Mit Ihrem Buch wollten Sie sozusagen ein Making-of von Journalismus machen, dabei haben Sie auch festgehalten, an welche Grenzen Ihre Freunde gestoßen sind. Was haben Sie über Journalismus erfahren?

Er ist viel komplizierter, als ich dachte. Das ist keine noble, makellose Profession. Man muss viele schwierige Entscheidungen treffen und oft trifft man die falsche. Der beste Journalismus ist einer, der zeigt, dass die Menschen, die an anderen Orten leben, trotzdem nicht anders sind als wir. Ein Journalismus, der die Menschen dreidimensionaler macht: Auch Bösewichte sind Menschen, auch Opfer machen Fehler, die Dinge sind komplizierter, als uns Politiker das weismachen wollen.

Was kann Journalismus nicht?

Er kann keine objektive Wahrheit liefern, außer vielleicht der Wetterbericht.
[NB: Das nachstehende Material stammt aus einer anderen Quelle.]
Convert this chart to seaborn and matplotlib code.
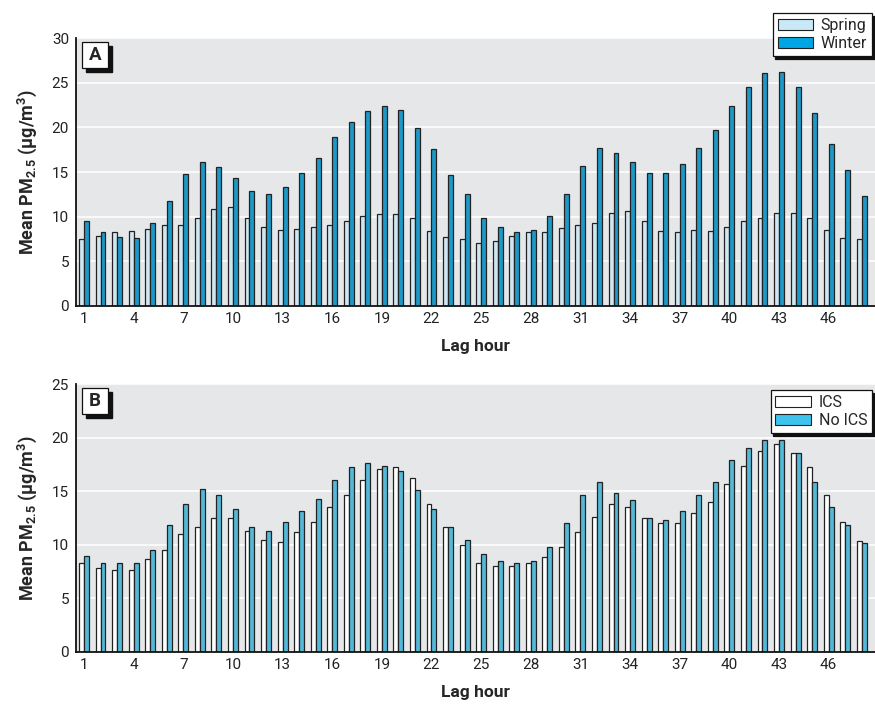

Jeder Journalist hat seine eigene Perspektive, er spricht mit manchen Menschen und mit manchen nicht. Deswegen brauchen wir unterschiedliche Nachrichtenquellen, damit wir ein größeres Ganzes erkennen.

Was war die eindrucksvollste Begegnung bei Ihrer Reise?

Das waren die irakischen Flüchtlinge, die - was ich verstehen kann - einige bittere Worte für Amerikaner über hatten. Aber sie haben immer sehr schnell differenziert: Wir sprechen über eure Regierung, nicht über euch! Das war eindrucksvoll: Nach allem, was sie durchgemacht hatten, haben sie etwas geschafft, was viele Amerikaner nicht können. Viele von uns tendieren dazu, Bewohner eines Landes mit deren Regierung gleichzusetzen.

Sie zeichnen "Non-Fiction"-Comics, dieses Genre scheint immer populärer zu werden. Können Sie sich erklären, warum?

Den Trend gibt es schon eine Weile in den USA. In Frankreich gibt es ein Magazin, "21", in dem sind die letzten 30 Seiten immer reserviert für Comic-Journalismus. Ich glaube, diese Comics sind so populär, weil wir mit Nachrichten überhäuft werden und dabei alles so gleich aussieht. Wir sehen Text um Text um Text. Wenn dann plötzlich ein Comic aufpoppt, dann ist das einmal eine Abwechslung. Wir haben uns vielleicht auch schon zu sehr gewöhnt an konventionelle Nachrichten. Ein handgezeichnetes Bild zieht mehr Aufmerksamkeit auf sich als ein Foto. Es kann eine stärkere Verbindung herstellen zu denjenigen, über die berichtet wird, aber auch zu Themen, die eher abstrakt sind.